■ Work to complete ■
Among the entries below, copy only the span from the line containing "Convert this diagram to TikZ code." through the line containing "(masl.29) -- (grocer.203);". Do so exactly, and skip the pictures.

■ Stored data ■
+--

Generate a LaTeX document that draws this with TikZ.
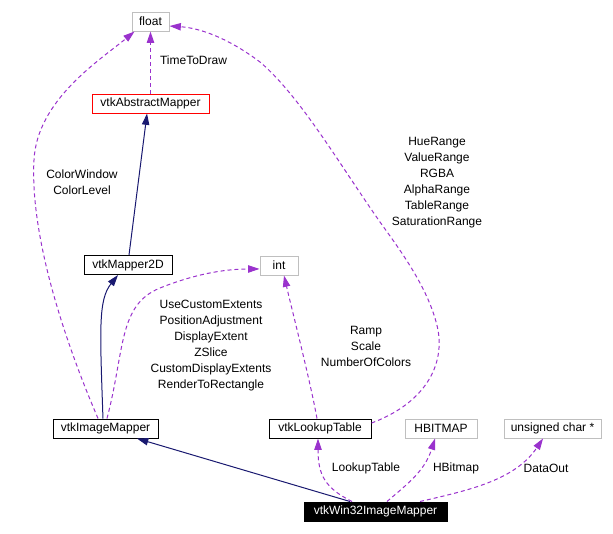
\documentclass[tikz,border=0pt]{standalone}
\usepackage{fontspec}
\setmainfont{Liberation Sans}
\usetikzlibrary{
    arrows.meta,
    calc
}
\definecolor{usecolor}{HTML}{9A32CD}
\definecolor{inhcolor}{HTML}{191970}
\definecolor{extgray}{HTML}{BFBFBF}
\tikzset{
  every node/.style={
    font=\fontsize{9}{12}\selectfont,
    inner sep=0pt
  },
  classbox/.style={
    draw=black,
    line width=0.75pt,
    minimum height=14.25pt,
    inner xsep=2pt
  },
  extbox/.style={
    classbox,
    draw=extgray
  },
  usage/.style={
    usecolor,
    line width=0.75pt,
    dash pattern=on 3pt off 2.25pt,
    -{Triangle[length=8.5pt,width=5.5pt]}
  },
  inherit/.style={
    inhcolor,
    line width=0.75pt,
    -{Triangle[length=8.5pt,width=5.5pt]}
  },
  elabel/.style={
    align=center
  }
}

\begin{document}
\begin{tikzpicture}[x=0.75pt,y=-0.75pt]
    \useasboundingbox (0,0) rectangle (613,533);

    % classes
    \node[extbox,minimum width=27.75pt] (float) at (150.5,21.5) {float};
    \node[classbox,draw=red,minimum width=87.75pt] (abs) at (150.5,103.5) {vtkAbstractMapper};
    \node[classbox,minimum width=66pt] (mapper2d) at (128,265) {vtkMapper2D};
    \node[extbox,minimum width=28.5pt] (int) at (279,265.5) {int};
    \node[classbox,minimum width=78.75pt] (imgmap) at (105.5,428.5) {vtkImageMapper};
    \node[classbox,minimum width=76.5pt] (lut) at (320,428.5) {vtkLookupTable};
    \node[extbox,minimum width=54pt] (hbitmap) at (441,428.5) {HBITMAP};
    \node[extbox,minimum width=72.75pt] (uchar) at (552.5,428.5) {unsigned char *};
    \node[classbox,fill=black,text=white,minimum width=107.25pt] (win32) at (375.5,511.5) {vtkWin32ImageMapper};

    % inheritance
    \draw[inherit] ([xshift=0.75pt]mapper2d.north) -- ([xshift=-2.6pt]abs.south);
    \draw[inherit] ([xshift=-1.9pt]imgmap.north)
        .. controls (100,330) and (98,300) .. ([xshift=-7.5pt]mapper2d.south);
    \draw[inherit] ([xshift=-19.1pt]win32.north) -- ([xshift=23.6pt]imgmap.south);

    % usage
    \draw[usage] (abs.north) -- (float.south);
    \draw[usage] ([xshift=-5.6pt]imgmap.north)
        .. controls (60,330) and (30,230) .. (34,160)
        .. controls (37,100) and (100,60) .. ([xshift=2.25pt]float.south west);
    \draw[usage] ([xshift=1.1pt]imgmap.north)
        .. controls (125,350) and (118,305) .. (160,288)
        .. controls (200,272) and (230,269) .. ([yshift=-2.6pt]int.west);
    \draw[usage] ([xshift=-2.25pt]lut.north)
        .. controls (310,380) and (292,310) .. ([xshift=3.75pt]int.south);
    \draw[usage] ([yshift=4.1pt]lut.east)
        .. controls (420,405) and (445,370) .. (438,330)
        .. controls (430,290) and (400,250) .. (380,222)
        .. controls (340,165) and (300,96) .. (260,62)
        .. controls (228,38) and (200,28) .. ([yshift=-3.4pt]float.east);
    \draw[usage] ([xshift=-17.6pt]win32.north)
        .. controls (325,488) and (318,475) .. ([xshift=-1.5pt]lut.south);
    \draw[usage] ([xshift=8.6pt]win32.north)
        .. controls (410,482) and (425,470) .. ([xshift=-4.5pt]hbitmap.south);
    \draw[usage] ([xshift=33.4pt]win32.north)
        .. controls (470,490) and (515,480) .. ([xshift=-7.1pt]uchar.south);

    % edge labels
    \node[elabel] (lbltime) at (193.5,60) {TimeToDraw};
    \node[elabel] (lblcolor) at (82,182) {ColorWindow\\ColorLevel};
    \node[elabel] (lblextent) at (211,346)
        {UseCustomExtents\\PositionAdjustment\\DisplayExtent\\ZSlice\\CustomDisplayExtents\\RenderToRectangle};
    \node[elabel] (lblrange) at (437,183)
        {HueRange\\ValueRange\\RGBA\\AlphaRange\\TableRange\\SaturationRange};
    \node[elabel] (lblramp) at (366,346) {Ramp\\Scale\\NumberOfColors};
    \node[elabel] (lbllut) at (366,468) {LookupTable};
    \node[elabel] (lblhbit) at (456,468) {HBitmap};
    \node[elabel] (lbldata) at (546,468) {DataOut};
\end{tikzpicture}
\end{document}
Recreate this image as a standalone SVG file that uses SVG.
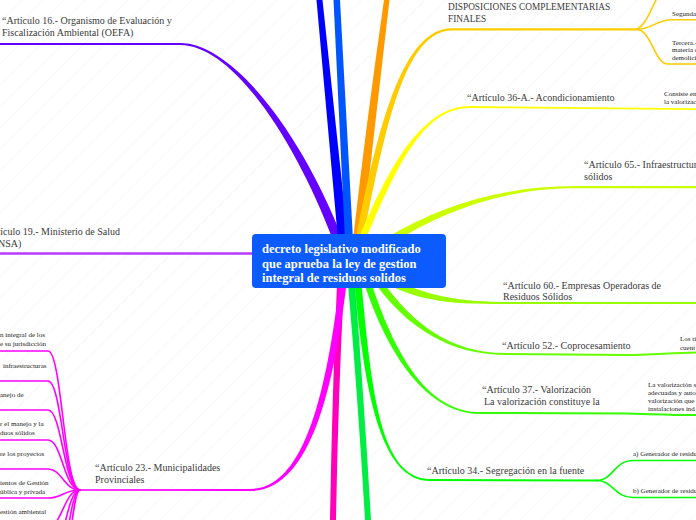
<svg xmlns="http://www.w3.org/2000/svg" width="696" height="520" viewBox="0 0 696 520">
<defs>
<pattern id="bg" width="15" height="15" patternUnits="userSpaceOnUse" patternTransform="rotate(45)">
<line x1="0" y1="0" x2="0" y2="15" stroke="#f4f4f4" stroke-width="1"/>
</pattern>
</defs>
<style>
.t{font-family:"Liberation Serif","Times New Roman",serif;font-size:10px;fill:#3a3a3a}
.s{font-family:"Liberation Serif","Times New Roman",serif;font-size:7px;fill:#222}
.c{font-family:"Liberation Serif","Times New Roman",serif;font-size:12.5px;font-weight:bold;fill:#fff}
.ln{fill:none;stroke-width:1.6;stroke-linecap:round}
.th{fill:none;stroke-width:2;stroke-linecap:butt}
</style>
<rect width="696" height="520" fill="#fff"/>
<rect width="696" height="520" fill="url(#bg)"/>
<g id="connectors">
<!-- Art 16 -->
<path d="M0,43 L180,43 C235,43 305,140 343,240 L333,240 C295,140 233,45 180,45 L0,45 Z" fill="#6400ff"/>
<!-- off-top branches -->
<path d="M316.5,0 L322.5,0 L348,240 L338,240 Z" fill="#0000ff"/>
<path d="M333.5,0 L340,0 L353,240 L345,240 Z" fill="#0055ff"/>
<path d="M384,0 L389.5,0 Q375,125 362,240 L353,240 Q366,125 384,0 Z" fill="#ff9900"/>
<!-- Disposiciones -->
<path d="M355.5,240 C378.5,124 403,28.3 452,28.3 L636,28.3 L636,30.5 L452,30.5 C405,30.5 385.5,126 363,240 Z" fill="#ffcc00"/>
<path class="ln" stroke="#ffcc00" d="M636,29.4 C645,26 650,12 656,0"/>
<path class="ln" stroke="#ffcc00" d="M636,29.4 C652,29.4 656,19.8 672,19.8 L696,19.8"/>
<path class="ln" stroke="#ffcc00" d="M636,29.4 C652,29.4 654,64 668,64 L696,64"/>
<!-- Art 36-A -->
<path d="M358.8,238.7 C391.8,158.7 425,106 470,106 L696,108.3 L696,109.9 L470,108 C425,108 398.2,161.3 365.2,241.3 Z" fill="#ffff00"/>
<!-- Art 65 -->
<path d="M388.2,237 C438.2,207 500,186 575,186 L696,186 L696,188.2 L575,188.2 C500,188.2 441.8,213 391.8,243 Z" fill="#ccff00"/>
<!-- Art 60 -->
<path d="M396.5,280.8 C431.5,296.8 460,302 510,302 L696,302 L696,304 L510,304 C460,304 428.5,303.2 393.5,287.2 Z" fill="#99ff00"/>
<!-- Art 52 -->
<path d="M382.8,281.9 C412.8,322.9 450,353 505,353 L505,355 C450,355 407.2,327.1 377.2,286.1 Z" fill="#66ff00"/>
<path class="th" stroke="#66ff00" d="M504,354 L625,355 C650,355 670,353 696,352.5"/>
<!-- Art 37 -->
<path d="M371.3,282.9 C393.3,348.9 425,412 480,412 L480,414 C425,414 386.7,351.1 364.7,285.1 Z" fill="#33ff00"/>
<path class="th" stroke="#33ff00" d="M479,413 L625,413.5 C650,414 670,415 696,415"/>
<!-- Art 34 -->
<path d="M361.5,284 C371.5,390 380,479 430,479 L598,479.5 L598,481.5 L430,481 C380,481 364.5,390 354.5,284 Z" fill="#00ff00"/>
<path class="ln" stroke="#00ff00" d="M597,480.5 C613,480.5 614,460.5 633,460.5 L696,460.5"/>
<path class="ln" stroke="#00ff00" d="M597,480.5 C613,480.5 614,497.5 633,497.5 L696,497.5"/>
<!-- downward branches -->
<path d="M348,284 L355,284 Q364,400 371,520 L365,520 Q358,400 348,284 Z" fill="#00ee44"/>
<path d="M337,284 L344,284 Q338,400 336,520 L330,520 Q332,400 337,284 Z" fill="#ff00bb"/>
<!-- Art 19 -->
<path d="M0,253.5 L255,253.5" stroke="#b43cff" stroke-width="2.6" fill="none"/>
<!-- Art 23 -->
<path d="M346.5,284 C333.5,390 310,491 250,491 L80,490.8 L80,489.2 L250,489 C305,489 326.5,390 339.5,284 Z" fill="#ff00ff"/>
<g stroke="#ff00ff" class="ln">
<path d="M80,490 C64,490 62,351 48,351 L0,351"/>
<path d="M80,490 C64,490 62,381 48,381 L0,381"/>
<path d="M80,490 C64,490 62,410 48,410 L0,410"/>
<path d="M80,490 C64,490 62,440 48,440 L0,440"/>
<path d="M80,490 C64,490 62,469 48,469 L0,469"/>
<path d="M80,490 C64,490 62,498 48,498 L0,498"/>
<path d="M80,490 C64,490 62,527 48,527 L0,527"/>
<path d="M80,490 C66,490 64,556 50,556 L0,556"/>
<path d="M80,490 C68,490 66,585 52,585 L0,585"/>
<path d="M80,490 C70,490 68,614 54,614 L0,614"/>
</g>
</g>
<g id="root">
<rect x="252" y="234" width="194" height="54" rx="4" fill="#0b5bff"/>
<text class="c" x="262" y="252.5">decreto legislativo modificado</text>
<text class="c" x="262" y="267.5">que aprueba la ley de gestion</text>
<text class="c" x="262" y="282">integral de residuos solidos</text>
</g>
<g id="n-art16">
<text class="t" x="2" y="24">“Artículo 16.- Organismo de Evaluación y</text>
<text class="t" x="2" y="36">Fiscalización Ambiental (OEFA)</text>
</g>
<g id="n-art19">
<text class="t" x="-17.5" y="235">“Artículo 19.- Ministerio de Salud</text>
<text class="t" x="-17.5" y="247">(MINSA)</text>
</g>
<g id="n-art23">
<text class="t" x="95" y="471">“Artículo 23.- Municipalidades</text>
<text class="t" x="95" y="482.5">Provinciales</text>
</g>
<g id="n-art23-children">
<text class="s" x="0" y="337">n integral de los</text>
<text class="s" x="0" y="345.5">e su jurisdicción</text>
<text class="s" x="3" y="367.5">infraestructuras</text>
<text class="s" x="0" y="396.5">anejo de</text>
<text class="s" x="0" y="426">r el manejo y la</text>
<text class="s" x="0" y="434.5">duos sólidos</text>
<text class="s" x="0" y="455.5">re los proyectos</text>
<text class="s" x="0" y="485">ientos de Gestión</text>
<text class="s" x="0" y="493.5">ública y privada</text>
<text class="s" x="0" y="513.5">estión ambiental</text>
</g>
<g id="n-disp">
<text class="t" x="448" y="10" style="font-size:9.3px">DISPOSICIONES COMPLEMENTARIAS</text>
<text class="t" x="448" y="22" style="font-size:9.3px">FINALES</text>
<text class="s" x="672" y="16">Segunda</text>
<text class="s" x="672" y="44.5">Tercera.-</text>
<text class="s" x="672" y="52">materia d</text>
<text class="s" x="672" y="59.5">demolici</text>
</g>
<g id="n-art36">
<text class="t" x="467" y="101">“Artículo 36-A.- Acondicionamiento</text>
<text class="s" x="664" y="95.5">Consiste en</text>
<text class="s" x="664" y="103.5">la valorizac</text>
</g>
<g id="n-art65">
<text class="t" x="584" y="168">“Artículo 65.- Infraestructuras</text>
<text class="t" x="584" y="180">sólidos</text>
</g>
<g id="n-art60">
<text class="t" x="503" y="288.5">“Artículo 60.- Empresas Operadoras de</text>
<text class="t" x="503" y="300">Residuos Sólidos</text>
</g>
<g id="n-art52">
<text class="t" x="502" y="348.5">“Artículo 52.- Coprocesamiento</text>
<text class="s" x="680" y="341">Los ti</text>
<text class="s" x="680" y="349.5">cuent</text>
</g>
<g id="n-art37">
<text class="t" x="482" y="393">“Artículo 37.- Valorización</text>
<text class="t" x="484" y="405">La valorización constituye la</text>
<text class="s" x="648" y="387">La valorización s</text>
<text class="s" x="648" y="395">adecuadas y auto</text>
<text class="s" x="648" y="403">valorización que</text>
<text class="s" x="648" y="411">instalaciones ind</text>
</g>
<g id="n-art34">
<text class="t" x="427" y="473.5">“Artículo 34.- Segregación en la fuente</text>
<text class="s" x="633" y="455.5">a) Generador de residu</text>
<text class="s" x="633" y="493">b) Generador de residu</text>
</g>
</svg>
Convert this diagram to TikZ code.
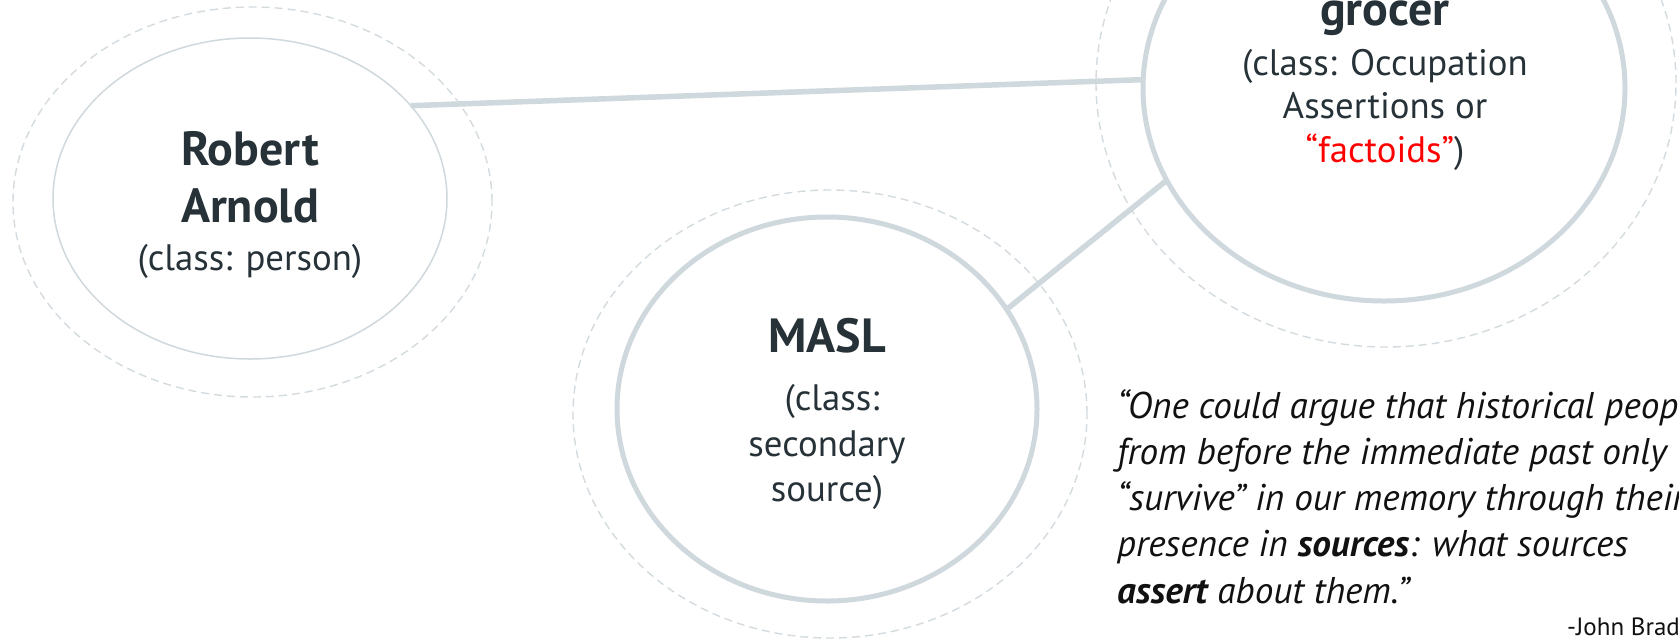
\documentclass[tikz,border=0pt]{standalone}
\usepackage{fontspec}
\setmainfont{PT Sans}
\usetikzlibrary{shapes.geometric}
\definecolor{ink}{HTML}{263238}
\definecolor{rim}{HTML}{CFD8DC}
\definecolor{haloline}{HTML}{D3DBDF}
\definecolor{hot}{HTML}{FF0000}
\definecolor{quoteink}{HTML}{111111}
\begin{document}
\begin{tikzpicture}[x=1pt,y=-1pt,
  ring/.style={ellipse, draw=rim, inner sep=0pt, outer sep=0pt},
  thinring/.style={ring, line width=1.5pt},
  thickring/.style={ring, line width=5pt},
  halo/.style={ellipse, draw=haloline, line width=1.4pt, dash pattern=on 8pt off 5pt, inner sep=0pt},
  link/.style={draw=rim, line width=5.5pt},
  nametext/.style={font=\fontsize{48}{57}\selectfont\bfseries, text=ink, inner sep=0pt, anchor=base},
  classtext/.style={font=\fontsize{36.8}{45}\selectfont, text=ink, inner sep=0pt, anchor=base},
  quotetext/.style={font=\fontsize{37.2}{46}\selectfont\itshape, text=quoteink, inner sep=0pt, anchor=base west},
  authortext/.style={font=\fontsize{25}{30}\selectfont, text=quoteink, inner sep=0pt, anchor=base west},
]
\useasboundingbox (0,0) rectangle (1679,641);
\clip (0,0) rectangle (1679,641);

% dashed halos round the three entities
\node[halo, minimum width=479pt, minimum height=390pt] (roberthalo) at (252.5,202) {};
\node[halo, minimum width=580pt, minimum height=528pt] (grocerhalo) at (1386,83) {};
\node[halo, minimum width=514pt, minimum height=448pt] (maslhalo) at (830,414) {};

% the entities
\node[thinring, minimum width=394pt, minimum height=321pt] (robert) at (250,198.5) {};
\node[thickring, minimum width=482pt, minimum height=426pt] (grocer) at (1384,88) {};
\node[thickring, minimum width=420pt, minimum height=384pt] (masl) at (827,409) {};

% relations
\draw[link] (robert.30) -- (grocer.178);
\draw[link] (masl.29) -- (grocer.203);

% person
\node[nametext] (robertl1) at (250,165) {Robert};
\node[nametext] (robertl2) at (250,222) {Arnold};
\node[classtext] (robertcl) at (250,270) {(class: person)};

% factoid
\node[nametext] (grocerl1) at (1385,25) {grocer};
\node[classtext] (grocercl1) at (1385,75) {(class: Occupation};
\node[classtext] (grocercl2) at (1385,118) {Assertions or};
\node[classtext] (grocercl3) at (1385,162) {\textcolor{hot}{“factoids”})};

% source
\node[nametext] (masll1) at (827,352) {MASL};
\node[classtext] (maslcl1) at (832,410) {(class:};
\node[classtext] (maslcl2) at (827,456.5) {secondary};
\node[classtext] (maslcl3) at (827,501.5) {source)};

% quotation
\node[quotetext] (q1) at (1117,418) {“One could argue that historical people};
\node[quotetext] (q2) at (1117,464.3) {from before the immediate past only};
\node[quotetext] (q3) at (1117,510.6) {“survive” in our memory through their};
\node[quotetext] (q4) at (1117,556.9) {presence in \textbf{sources}: what sources};
\node[quotetext] (q5) at (1117,603.2) {\textbf{assert} about them.”};
\node[authortext] (author) at (1567,635) {-John Bradley};
\end{tikzpicture}
\end{document}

+--

■ Response for this exercise ■
Convert this diagram to TikZ code.
\documentclass[tikz,border=0pt]{standalone}
\usepackage{fontspec}
\setmainfont{PT Sans}
\usetikzlibrary{shapes.geometric}
\definecolor{ink}{HTML}{263238}
\definecolor{rim}{HTML}{CFD8DC}
\definecolor{haloline}{HTML}{D3DBDF}
\definecolor{hot}{HTML}{FF0000}
\definecolor{quoteink}{HTML}{111111}
\begin{document}
\begin{tikzpicture}[x=1pt,y=-1pt,
  ring/.style={ellipse, draw=rim, inner sep=0pt, outer sep=0pt},
  thinring/.style={ring, line width=1.5pt},
  thickring/.style={ring, line width=5pt},
  halo/.style={ellipse, draw=haloline, line width=1.4pt, dash pattern=on 8pt off 5pt, inner sep=0pt},
  link/.style={draw=rim, line width=5.5pt},
  nametext/.style={font=\fontsize{48}{57}\selectfont\bfseries, text=ink, inner sep=0pt, anchor=base},
  classtext/.style={font=\fontsize{36.8}{45}\selectfont, text=ink, inner sep=0pt, anchor=base},
  quotetext/.style={font=\fontsize{37.2}{46}\selectfont\itshape, text=quoteink, inner sep=0pt, anchor=base west},
  authortext/.style={font=\fontsize{25}{30}\selectfont, text=quoteink, inner sep=0pt, anchor=base west},
]
\useasboundingbox (0,0) rectangle (1679,641);
\clip (0,0) rectangle (1679,641);

% dashed halos round the three entities
\node[halo, minimum width=479pt, minimum height=390pt] (roberthalo) at (252.5,202) {};
\node[halo, minimum width=580pt, minimum height=528pt] (grocerhalo) at (1386,83) {};
\node[halo, minimum width=514pt, minimum height=448pt] (maslhalo) at (830,414) {};

% the entities
\node[thinring, minimum width=394pt, minimum height=321pt] (robert) at (250,198.5) {};
\node[thickring, minimum width=482pt, minimum height=426pt] (grocer) at (1384,88) {};
\node[thickring, minimum width=420pt, minimum height=384pt] (masl) at (827,409) {};

% relations
\draw[link] (robert.30) -- (grocer.178);
\draw[link] (masl.29) -- (grocer.203);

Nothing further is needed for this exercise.